The Death of Cookies Wasn’t All of a Sudden

Cookies policy has been changed by browsers for a few years now. At the moment Safari and Firefox already blocked tracking by cookies and Google has announced this July that by 2023 all third-party cookies will be blocked. 

Google has also announced that they’re not building anything to replace third-party cookies or use them in their products. In Google’s words, they can “sustain a healthy, ad-supported web in a way that will render third-party cookies obsolete”.

Lately, more and more people are concerned for their privacy and consent about what’s done with their data. Browser devs have been ending support for these cookies and the advertising industry felt the movement pressure and decided to go along with it.

Google isn’t the First Browser to Change the Cookies Policy

Apple has blocked third-party cookies since 2017, using machine learning to identify and block these cookies, limiting the window of tracking to  24 hours.

However, it’s important to notice that being the pioneer for this was used as a strategy to be seen as the more privacy-friendly option and it was possible to make a quick change because Apple doesn’t profit from ads, unlike Google.

There are some parts of the industry that don’t agree with the changes and that are afraid of how advertising will be in this cookieless future. The good news is that there are already some alternatives arising.

What’s Next?

Users are demanding more privacy and control over their data and companies need to respond to that. 

Google stated that they’re no longer supporting third-party cookies but that they’ll support even more first-party cookies and tools to build the relationship between the company that owns the site and the user. This means that it’s the beginning of the era of balance over pure advertising.

Google also doesn’t believe that any solution based on gathering user’s data will be a long-term answer to the end of cookies. They believe that users are more and more conscious about the importance of their data and that the new solutions won’t stand up to the regulatory restrictions that are arising worldwide.

If advertisers don’t adapt they’ll have awesome ads in front of people who won’t buy from them. Back to the cave times when it was hard to be in front of your target audience and a big part of ad spent had no return.

Contextual Advertising

One of the options is to advertise using contextual advertising. In this type of advertising the ad compliments  the content on the page. If someone is reading blog posts about recipes, they are more likely to buy some kitchen accessories. This has been used for some blogs already and works well.

Companies can also choose to implement people-based advertising. When cookies are used, they’re tailored to a device, people-based advertising creates an ID for the person and the ID goes with them wherever they go on the internet.
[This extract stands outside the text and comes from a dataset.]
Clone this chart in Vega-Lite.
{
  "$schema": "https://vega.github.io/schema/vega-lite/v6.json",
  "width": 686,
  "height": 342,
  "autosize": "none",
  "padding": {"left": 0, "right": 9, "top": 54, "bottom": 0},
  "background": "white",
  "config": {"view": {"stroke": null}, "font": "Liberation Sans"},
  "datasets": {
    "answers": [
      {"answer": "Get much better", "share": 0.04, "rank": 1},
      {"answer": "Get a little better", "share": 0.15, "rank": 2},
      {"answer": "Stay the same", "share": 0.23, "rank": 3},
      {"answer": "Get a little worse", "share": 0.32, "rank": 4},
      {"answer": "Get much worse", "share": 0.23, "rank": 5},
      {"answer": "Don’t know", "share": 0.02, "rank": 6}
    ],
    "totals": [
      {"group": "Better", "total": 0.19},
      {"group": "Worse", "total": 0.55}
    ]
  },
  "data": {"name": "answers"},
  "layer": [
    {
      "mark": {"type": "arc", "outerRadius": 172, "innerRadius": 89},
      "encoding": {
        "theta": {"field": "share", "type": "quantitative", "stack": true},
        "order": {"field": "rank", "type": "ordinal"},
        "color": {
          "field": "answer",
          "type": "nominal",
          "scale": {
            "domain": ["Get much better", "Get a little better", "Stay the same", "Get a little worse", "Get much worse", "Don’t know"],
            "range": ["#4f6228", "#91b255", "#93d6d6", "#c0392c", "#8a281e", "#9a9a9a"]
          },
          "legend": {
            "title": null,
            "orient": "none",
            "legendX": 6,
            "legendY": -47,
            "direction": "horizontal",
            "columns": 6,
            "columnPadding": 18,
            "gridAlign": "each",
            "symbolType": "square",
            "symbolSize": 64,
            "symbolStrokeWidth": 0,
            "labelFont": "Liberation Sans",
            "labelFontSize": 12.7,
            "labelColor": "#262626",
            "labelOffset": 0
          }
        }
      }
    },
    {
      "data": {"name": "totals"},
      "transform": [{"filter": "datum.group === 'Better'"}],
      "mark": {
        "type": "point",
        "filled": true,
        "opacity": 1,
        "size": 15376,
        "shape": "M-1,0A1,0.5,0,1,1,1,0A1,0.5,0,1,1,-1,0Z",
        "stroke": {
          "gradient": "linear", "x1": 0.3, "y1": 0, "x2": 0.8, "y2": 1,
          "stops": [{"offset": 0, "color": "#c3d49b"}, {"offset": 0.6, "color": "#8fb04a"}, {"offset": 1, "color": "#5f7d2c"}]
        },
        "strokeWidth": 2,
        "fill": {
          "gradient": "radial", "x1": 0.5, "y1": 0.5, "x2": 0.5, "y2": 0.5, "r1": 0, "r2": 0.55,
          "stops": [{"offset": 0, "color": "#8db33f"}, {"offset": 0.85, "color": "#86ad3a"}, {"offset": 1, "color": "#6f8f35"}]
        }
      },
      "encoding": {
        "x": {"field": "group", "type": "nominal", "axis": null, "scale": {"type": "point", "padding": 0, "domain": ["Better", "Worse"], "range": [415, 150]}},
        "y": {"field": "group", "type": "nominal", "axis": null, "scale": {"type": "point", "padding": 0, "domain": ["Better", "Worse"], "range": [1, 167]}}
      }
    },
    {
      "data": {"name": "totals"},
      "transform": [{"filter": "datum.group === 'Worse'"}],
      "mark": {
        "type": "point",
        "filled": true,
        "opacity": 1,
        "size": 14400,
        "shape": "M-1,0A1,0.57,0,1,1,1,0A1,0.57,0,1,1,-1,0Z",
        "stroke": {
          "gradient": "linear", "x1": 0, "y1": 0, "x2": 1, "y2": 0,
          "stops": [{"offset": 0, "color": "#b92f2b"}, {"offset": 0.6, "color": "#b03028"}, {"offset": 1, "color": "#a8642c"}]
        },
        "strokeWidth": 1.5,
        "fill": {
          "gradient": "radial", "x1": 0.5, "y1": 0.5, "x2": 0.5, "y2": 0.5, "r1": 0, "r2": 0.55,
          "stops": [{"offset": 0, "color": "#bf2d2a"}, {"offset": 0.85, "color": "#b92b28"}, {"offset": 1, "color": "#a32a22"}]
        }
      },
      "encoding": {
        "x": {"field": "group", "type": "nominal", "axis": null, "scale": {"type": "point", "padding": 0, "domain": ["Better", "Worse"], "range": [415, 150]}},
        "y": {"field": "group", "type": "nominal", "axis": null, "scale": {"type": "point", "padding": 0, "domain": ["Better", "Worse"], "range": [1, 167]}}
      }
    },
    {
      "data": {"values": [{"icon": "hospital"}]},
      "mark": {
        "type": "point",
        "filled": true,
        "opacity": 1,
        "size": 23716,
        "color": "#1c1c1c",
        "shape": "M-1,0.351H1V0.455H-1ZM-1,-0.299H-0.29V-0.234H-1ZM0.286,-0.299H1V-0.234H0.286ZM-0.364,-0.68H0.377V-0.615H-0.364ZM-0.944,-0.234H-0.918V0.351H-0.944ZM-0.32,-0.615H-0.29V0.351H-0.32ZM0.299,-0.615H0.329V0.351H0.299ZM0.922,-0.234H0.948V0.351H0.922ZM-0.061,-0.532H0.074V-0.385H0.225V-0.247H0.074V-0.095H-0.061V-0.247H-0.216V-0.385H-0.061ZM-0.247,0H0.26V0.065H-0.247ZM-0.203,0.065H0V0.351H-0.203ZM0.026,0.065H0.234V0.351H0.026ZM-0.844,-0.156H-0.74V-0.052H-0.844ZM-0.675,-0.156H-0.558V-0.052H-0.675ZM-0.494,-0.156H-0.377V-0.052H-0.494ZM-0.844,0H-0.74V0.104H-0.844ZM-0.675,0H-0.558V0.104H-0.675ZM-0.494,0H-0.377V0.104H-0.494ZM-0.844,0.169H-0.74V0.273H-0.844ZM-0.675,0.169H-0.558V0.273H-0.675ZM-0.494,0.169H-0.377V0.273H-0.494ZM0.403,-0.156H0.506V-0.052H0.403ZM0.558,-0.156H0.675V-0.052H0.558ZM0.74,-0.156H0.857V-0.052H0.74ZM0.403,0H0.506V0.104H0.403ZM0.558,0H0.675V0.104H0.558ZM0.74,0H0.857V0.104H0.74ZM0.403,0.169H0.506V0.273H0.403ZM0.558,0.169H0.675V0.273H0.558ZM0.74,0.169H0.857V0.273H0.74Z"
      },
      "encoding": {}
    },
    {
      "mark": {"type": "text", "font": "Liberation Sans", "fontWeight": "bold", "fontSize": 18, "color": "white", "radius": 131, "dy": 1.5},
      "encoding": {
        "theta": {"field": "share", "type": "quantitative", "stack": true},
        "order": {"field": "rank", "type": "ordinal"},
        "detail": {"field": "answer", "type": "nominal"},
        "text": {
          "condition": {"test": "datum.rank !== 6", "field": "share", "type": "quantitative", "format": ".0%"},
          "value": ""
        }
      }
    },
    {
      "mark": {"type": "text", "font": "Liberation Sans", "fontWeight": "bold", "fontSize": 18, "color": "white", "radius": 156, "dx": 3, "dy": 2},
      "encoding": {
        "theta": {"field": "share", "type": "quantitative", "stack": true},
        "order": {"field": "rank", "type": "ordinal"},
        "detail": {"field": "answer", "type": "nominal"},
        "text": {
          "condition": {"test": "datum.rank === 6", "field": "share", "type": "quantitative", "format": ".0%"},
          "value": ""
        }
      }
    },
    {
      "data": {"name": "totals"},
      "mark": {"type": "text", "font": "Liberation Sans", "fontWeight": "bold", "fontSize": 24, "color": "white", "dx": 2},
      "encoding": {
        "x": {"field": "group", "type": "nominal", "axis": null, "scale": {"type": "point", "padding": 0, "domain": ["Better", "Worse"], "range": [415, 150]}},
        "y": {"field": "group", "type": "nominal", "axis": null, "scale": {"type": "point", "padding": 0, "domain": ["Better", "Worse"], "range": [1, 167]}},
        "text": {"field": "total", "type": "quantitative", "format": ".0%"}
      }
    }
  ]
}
The downside of this is that the company needs to have enough login information to make it work.

Even though it may seem that there isn’t an easy way to pivot into this cookieless word, what we need to know is that people are looking for a combination of personalization and privacy. Changes have to be made before it’s too late but we can still think about new ways to advertise in this new reality.

Interest-based Advertising

Since advertising represents 80% of Google’s revenue, they are looking for a sweet spot for the transition and data management in a cookieless world. Most of their solutions are still being tested, but we have an idea of what’s about to come.

Federated Learning of Cohorts (FLoC) is a new technology proposed by Google, a sweet spot between third-party cookies and no cookies at all.

Their idea is to cluster people who have similar interests in a group, this way no one’s personal data gets exposed and the ads can be placed in front of people who are likely to be interested.

These changes will dramatically affect the way digital marketing is done, but the trend is that people become more conscious about their data so we need to think of new ways to reach them.

Building a relationship with your audience segment is still the best way to keep your practice growing. Information such as email addresses, and phone numbers are worth gold in this relationship-based era. The cookie is dead, long live the cookie!.